But, just maybe, give it time. Another reason these entrepreneurs aren't on spending sprees and aren't well known may be because they don't have the time. There's no time for buying vacation homes, often no time to network and to socialize in the "right" circles. These new millionaires are working 10 or 12 hours a day to grow their companies.
"I think you'll see more spending of wealth in the next couple of years, as companies get bought out, as people have more time to look for homes," Fernandez says. "And as all of us get more active in local community issues—not just politics but giving back to the region, in terms of foundations—I think you'll see more influence. Because the financial power is definitely there. It's just untapped."

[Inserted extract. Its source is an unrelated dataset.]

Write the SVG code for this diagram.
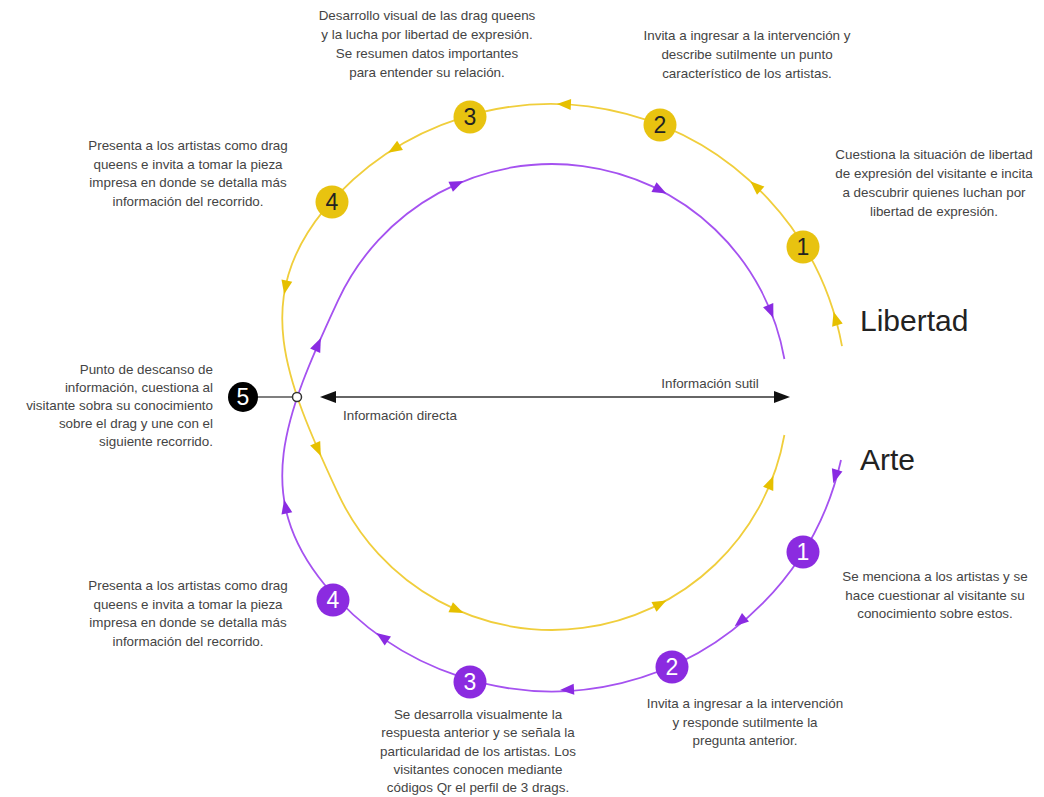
<svg xmlns="http://www.w3.org/2000/svg" xmlns:xlink="http://www.w3.org/1999/xlink" width="1044" height="797" viewBox="0 0 1044 797">
<style>
.t{font-family:"Liberation Sans",Arial,sans-serif;font-size:13.4px;fill:#444}
.c{text-anchor:middle}
.r{text-anchor:end}
.big{font-family:"Liberation Sans",Arial,sans-serif;font-size:30px;fill:#222}
.yl{fill:none;stroke:#F0CE3C;stroke-width:1.8}
.pl{fill:none;stroke:#A552F0;stroke-width:1.8}
.ya{fill:#E6C000}
.pa{fill:#8A2BE2}
.yn{fill:#E8C310}
.pn{fill:#8B2BE0}
.num{font-family:"Liberation Sans",Arial,sans-serif;font-size:23px;text-anchor:middle}
</style>
<defs>
<path id="ah" d="M7,0 L-7,-5.5 L-7,5.5 Z"/>
<path id="bh" d="M0,0 L-16,-6 L-16,6 Z"/>
</defs>
<rect width="1044" height="797" fill="#fff"/>
<g id="connectors">
<path id="yellow-path" class="yl" d="M842,346.1 A296,296 0 0 0 324.3,209.7 C252.4,297.8 283.2,375.9 338.1,493.7 A236,236 0 0 0 784.4,435"/>
<path id="purple-path" class="pl" d="M841,460 A296,296 0 0 1 324.3,584.3 C252.4,496.2 283.2,418.1 338.1,300.3 A236,236 0 0 1 784.4,359"/>
<g id="yellow-arrows" class="ya">
<use href="#ah" transform="translate(835.5,318.4) rotate(-106)"/>
<use href="#ah" transform="translate(755.5,186) rotate(-138)"/>
<use href="#ah" transform="translate(563.9,104.3) rotate(-177.5)"/>
<use href="#ah" transform="translate(394.1,149) rotate(148)"/>
<use href="#ah" transform="translate(285.5,287.5) rotate(101.4)"/>
<use href="#ah" transform="translate(318,449.7) rotate(66.2)"/>
<use href="#ah" transform="translate(457.1,610.1) rotate(23.7)"/>
<use href="#ah" transform="translate(660.2,603.7) rotate(-27.3)"/>
<use href="#ah" transform="translate(770.8,482.4) rotate(-68)"/>
</g>
<g id="purple-arrows" class="pa">
<use href="#ah" transform="translate(835.2,476.6) rotate(106.2)"/>
<use href="#ah" transform="translate(740.1,621.7) rotate(140.3)"/>
<use href="#ah" transform="translate(567,689.6) rotate(176.9)"/>
<use href="#ah" transform="translate(382.1,637) rotate(214.8)"/>
<use href="#ah" transform="translate(285.5,506.5) rotate(-101.4)"/>
<use href="#ah" transform="translate(318,344.3) rotate(-66.2)"/>
<use href="#ah" transform="translate(457.1,183.9) rotate(-23.7)"/>
<use href="#ah" transform="translate(660.2,190.3) rotate(27.3)"/>
<use href="#ah" transform="translate(770.8,311.6) rotate(68)"/>
</g>
<g id="info-arrow">
<line x1="334" y1="397" x2="776" y2="397" stroke="#333" stroke-width="1.5"/>
<use href="#bh" fill="#111" transform="translate(320,397) rotate(180)"/>
<use href="#bh" fill="#111" transform="translate(790,397)"/>
</g>
<line id="link5" x1="256" y1="397" x2="293" y2="397" stroke="#555" stroke-width="1.5"/>
<circle cx="297" cy="397" r="4.5" fill="#fff" stroke="#333" stroke-width="1.5"/>
</g>
<g id="y1"><circle class="yn" cx="803" cy="247" r="16.5"/><text class="num" x="803" y="255" fill="#222">1</text></g>
<g id="y2"><circle class="yn" cx="660" cy="125" r="16.5"/><text class="num" x="660" y="133" fill="#222">2</text></g>
<g id="y3"><circle class="yn" cx="470" cy="117" r="16.5"/><text class="num" x="470" y="125" fill="#222">3</text></g>
<g id="y4"><circle class="yn" cx="332" cy="202" r="16.5"/><text class="num" x="332" y="210" fill="#222">4</text></g>
<g id="p1"><circle class="pn" cx="803" cy="552" r="16.5"/><text class="num" x="803" y="560" fill="#fff">1</text></g>
<g id="p2"><circle class="pn" cx="672" cy="667" r="16.5"/><text class="num" x="672" y="675" fill="#fff">2</text></g>
<g id="p3"><circle class="pn" cx="470" cy="682" r="16.5"/><text class="num" x="470" y="690" fill="#fff">3</text></g>
<g id="p4"><circle class="pn" cx="333" cy="600" r="16.5"/><text class="num" x="333" y="608" fill="#fff">4</text></g>
<g id="n5"><circle cx="243" cy="397" r="15" fill="#000"/><text class="num" x="243" y="405" fill="#fff">5</text></g>
<g id="labels">
<text class="big" x="860" y="331">Libertad</text>
<text class="big" x="860" y="470">Arte</text>
<text class="t c" x="710" y="388">Información sutil</text>
<text class="t" x="343" y="420">Información directa</text>
</g>
<g id="desc-y3" class="t c">
<text x="427" y="20">Desarrollo visual de las drag queens</text>
<text x="427" y="39">y la lucha por libertad de expresión.</text>
<text x="427" y="58">Se resumen datos importantes</text>
<text x="427" y="77">para entender su relación.</text>
</g>
<g id="desc-y2" class="t c">
<text x="747" y="40">Invita a ingresar a la intervención y</text>
<text x="747" y="59">describe sutilmente un punto</text>
<text x="747" y="78">característico de los artistas.</text>
</g>
<g id="desc-y4" class="t c">
<text x="188" y="150">Presenta a los artistas como drag</text>
<text x="188" y="168.5">queens e invita a tomar la pieza</text>
<text x="188" y="187">impresa en donde se detalla más</text>
<text x="188" y="205.5">información del recorrido.</text>
</g>
<g id="desc-y1" class="t c">
<text x="934" y="159">Cuestiona la situación de libertad</text>
<text x="934" y="178">de expresión del visitante e incita</text>
<text x="934" y="197">a descubrir quienes luchan por</text>
<text x="934" y="216">libertad de expresión.</text>
</g>
<g id="desc-5" class="t r">
<text x="213" y="374">Punto de descanso de</text>
<text x="213" y="392">información, cuestiona al</text>
<text x="213" y="410">visitante sobra su conocimiento</text>
<text x="213" y="428">sobre el drag  y une con el</text>
<text x="213" y="446">siguiente recorrido.</text>
</g>
<g id="desc-p1" class="t c">
<text x="935" y="581">Se menciona a los artistas y se</text>
<text x="935" y="599.5">hace cuestionar al visitante su</text>
<text x="935" y="618">conocimiento sobre estos.</text>
</g>
<g id="desc-p4" class="t c">
<text x="188" y="590">Presenta a los artistas como drag</text>
<text x="188" y="608.5">queens e invita a tomar la pieza</text>
<text x="188" y="627">impresa en donde se detalla más</text>
<text x="188" y="645.5">información del recorrido.</text>
</g>
<g id="desc-p3" class="t c">
<text x="478" y="719">Se desarrolla visualmente la</text>
<text x="478" y="737">respuesta anterior y se señala la</text>
<text x="478" y="755.5">particularidad de los artistas. Los</text>
<text x="478" y="774">visitantes conocen mediante</text>
<text x="478" y="792">códigos Qr el perfil de 3 drags.</text>
</g>
<g id="desc-p2" class="t c">
<text x="745" y="708">Invita a ingresar a la intervención</text>
<text x="745" y="726.5">y responde sutilmente la</text>
<text x="745" y="745">pregunta anterior.</text>
</g>
</svg>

Doug Humphrey: Not a Bird Brain
Doug Humphrey doesn't look like a businessman, let alone a very successful businessman.
On a recent winter day, Humphrey is in worn jeans and a T-shirt. He's padding around his office in socks. On his shoulder perches his cockatoo, Shiro.

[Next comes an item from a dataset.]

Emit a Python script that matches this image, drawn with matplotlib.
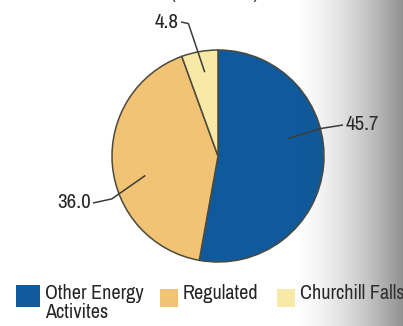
import numpy as np
import matplotlib.pyplot as plt
from matplotlib.patches import Rectangle

plt.rcParams['font.family'] = ['Archivo Narrow', 'Liberation Sans', 'DejaVu Sans']

# slice data
categories = ['Other Energy\nActivites', 'Regulated', 'Churchill Falls']
values = [45.7, 36.0, 4.8]
colors = ['#0f5a9c', '#f2c275', '#f8e9a6']

W, H = 403, 326
TXT = '#262626'
EDGE = '#4b4a3c'


def px(x, y):
    # pixel position (origin top-left) -> data coords
    return x, H - y


fig = plt.figure(figsize=(W / 100, H / 100), dpi=100)
ax = fig.add_axes([0, 0, 1, 1])

cx, cy = px(218, 156)
R = 106
wedges, _ = ax.pie(values, colors=colors, startangle=90, counterclock=False,
                   center=(cx, cy), radius=R,
                   wedgeprops=dict(edgecolor=EDGE, linewidth=1.1))
ax.set_xlim(0, W)
ax.set_ylim(0, H)
ax.set_aspect('equal')
ax.axis('off')

# leader lines: (angle, radius factor) points from the centre, then the text spot
leaders = [
    ([(14, 0.68), (15, 1.0)], (343, 125), 'left'),
    ([(195, 0.71), (202, 1.08)], (93, 203), 'right'),
    ([(99, 0.80), (102.6, 1.28)], (181, 22), 'right'),
]
for (pts, (tx, ty), ha), val in zip(leaders, values):
    xs = [cx + R * f * np.cos(np.radians(a)) for a, f in pts]
    ys = [cy + R * f * np.sin(np.radians(a)) for a, f in pts]
    lx, ly = px(tx, ty)
    xs.append(lx)
    ys.append(ly)
    ax.plot(xs, ys, color='#3c3c38', lw=1.1, solid_capstyle='butt')
    off = 3 if ha == 'left' else -2
    ax.text(lx + off, ly, f'{val:.1f}', ha=ha, va='center', fontsize=15,
            color=TXT)

# heading, mostly cut off by the top edge
ax.text(215, H + 2.5, '(in millions)', ha='center', va='baseline',
        fontsize=15, color=TXT, clip_on=False)

# legend
boxes = [(16, 285, 24, 22), (160, 289, 18, 18), (277, 289, 18, 18)]
for (bx, by, bw, bh), c, name in zip(boxes, colors, categories):
    x0, y0 = px(bx, by + bh)
    ax.add_patch(Rectangle((x0, y0), bw, bh, facecolor=c, edgecolor='none'))
    tx, ty = px(bx + bw + 5, 284)
    ax.text(tx, ty, name, ha='left', va='top', fontsize=14.5, color=TXT,
            linespacing=1.0)

# darkening towards the right edge
sh = fig.add_axes([0, 0, 1, 1], zorder=10)
t = np.clip((np.arange(W) - 292) / (W - 292), 0, 1)
alpha = 0.58 * t ** 1.6
img = np.zeros((1, W, 4))
img[..., :3] = 0.25
img[0, :, 3] = alpha
sh.imshow(img, aspect='auto', extent=(0, 1, 0, 1), interpolation='bilinear')
sh.axis('off')

fig.savefig('out.png', dpi=100)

The office atmosphere is aggressively casual. There's no receptionist out front, no fancy furnishings. The building is drab, functional. Humphrey and his associates remind you of graduate students working on a science project.
Well, almost. When the laptop on Humphrey's desk chimes, he stops in mid-conversation, takes his feet off his desk, and sits at attention.

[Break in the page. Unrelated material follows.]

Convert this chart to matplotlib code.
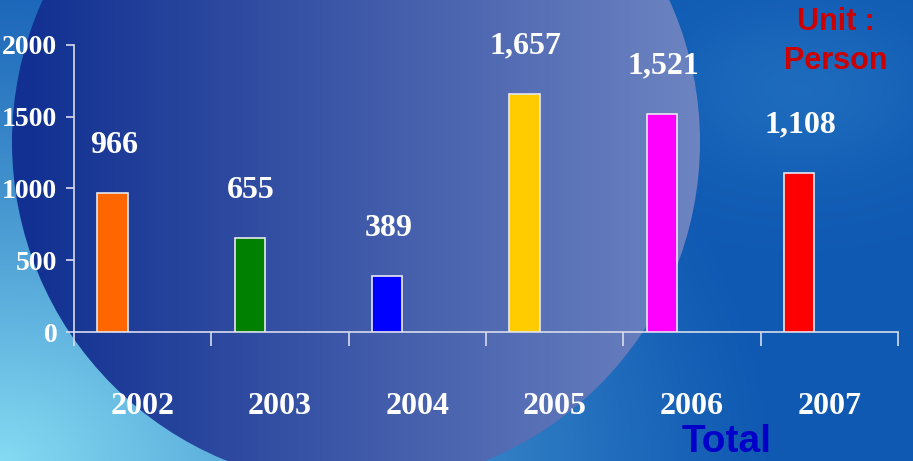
import numpy as np
import matplotlib
matplotlib.use('Agg')
import matplotlib.pyplot as plt
from matplotlib.patches import Circle

years = ['2002', '2003', '2004', '2005', '2006', '2007']
persons = [966, 655, 389, 1657, 1521, 1108]
value_labels = ['966', '655', '389', '1,657', '1,521', '1,108']
bar_colors = ['#ff6600', '#008000', '#0000ff', '#ffcc00', '#ff00ff', '#ff0000']
y_ticks = [0, 500, 1000, 1500, 2000]

W, H = 913, 461
SERIF = 'Liberation Serif'
SANS = 'Liberation Sans'
AXIS_COL = '#d8dcec'

fig = plt.figure(figsize=(W / 100, H / 100), dpi=100)

# background: blue slide with cyan glow bottom-left
bg = fig.add_axes([0, 0, 1, 1])
bg.set_xlim(0, W)
bg.set_ylim(H, 0)
bg.axis('off')
yy, xx = np.mgrid[0:H, 0:W]
base = np.array([0.06, 0.35, 0.70])
cyan = np.array([0.52, 0.86, 0.95])
d = np.sqrt((xx / W) ** 2 + ((H - yy) / (H * 1.4)) ** 2)
t = np.clip(1 - d / 0.85, 0, 1)[..., None] ** 1.2
img = base * (1 - t) + cyan * t
# soft lighter patch on the right
g = np.exp(-(((xx - 800) / 140.0) ** 2 + ((yy - 90) / 90.0) ** 2))[..., None]
img = img * (1 - 0.35 * g) + np.array([0.22, 0.55, 0.82]) * 0.35 * g
bg.imshow(img, extent=(0, W, H, 0), aspect='auto', interpolation='bilinear')

# big circle with horizontal gradient
circ = Circle((356, 142), 344, facecolor='none', edgecolor='none',
              transform=bg.transData)
bg.add_patch(circ)
s = np.clip((xx - 30) / 670.0, 0, 1)[..., None]
left_c = np.array([0.07, 0.19, 0.57])
right_c = np.array([0.43, 0.52, 0.76])
grad = left_c * (1 - s) + right_c * s
im2 = bg.imshow(grad, extent=(0, W, H, 0), aspect='auto', interpolation='bilinear')
im2.set_clip_path(circ)

# chart
ax = fig.add_axes([74 / W, (H - 332) / H, (898 - 74) / W, (332 - 45) / H])
ax.patch.set_alpha(0)
ax.set_xlim(0, 6)
ax.set_ylim(0, 2000)

x = np.arange(len(years))
ax.bar(x + 0.17, persons, width=0.22, align='edge', color=bar_colors,
       edgecolor='#e8e8f0', linewidth=1.2, zorder=3)

for i in range(len(years)):
    ax.annotate(value_labels[i], (x[i] + 0.29, persons[i]), xytext=(0, 24),
                textcoords='offset points', ha='center', va='bottom',
                color='white', fontsize=23, fontweight='bold', family=SERIF)

for side in ['top', 'right']:
    ax.spines[side].set_visible(False)
for side in ['left', 'bottom']:
    ax.spines[side].set_color(AXIS_COL)
    ax.spines[side].set_linewidth(1.2)

ax.set_yticks(y_ticks)
ax.set_yticklabels([str(v) for v in y_ticks], family=SERIF, fontweight='bold')
ax.tick_params(axis='y', length=6, width=1.2, color=AXIS_COL, pad=6,
               labelsize=20, labelcolor='white')

ax.set_xticks(np.arange(7))
ax.set_xticklabels([])
ax.tick_params(axis='x', which='major', length=10, width=1.2, color=AXIS_COL)
ax.set_xticks(x + 0.5, minor=True)
ax.set_xticklabels(years, minor=True, family=SERIF, fontweight='bold')
ax.tick_params(axis='x', which='minor', length=0, pad=43, labelsize=23,
               labelcolor='white')

fig.text(836 / W, 1 - 22 / H, 'Unit :', color='#cc0000', fontsize=22,
         fontweight='bold', family=SANS, ha='center', va='center')
fig.text(836 / W, 1 - 61 / H, 'Person', color='#cc0000', fontsize=22,
         fontweight='bold', family=SANS, ha='center', va='center')
fig.text(727 / W, 1 / H, 'Total', color='#0000c8', fontsize=28,
         fontweight='bold', family=SANS, ha='center', va='bottom')

fig.savefig('out.png', dpi=100)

"Cisco is at 89," says Humphrey, smiling. "I'm waiting for it to crack 90."
Doug Humphrey is the 38-year-old CEO of SkyCache, a Laurel upstart that is planning to use satellite technology to relieve traffic jams on the Web. SkyCache, just six months old, is scheduled to be up and running by the end of April.
SkyCache is not Humphrey's first venture. Before this, he cofounded Beltsville-based DIGEX, now one of the largest Internet-service providers in the country. When DIGEX was bought this past summer, Humphrey walked away with several million dollars. He immediately sank much of the money into SkyCache.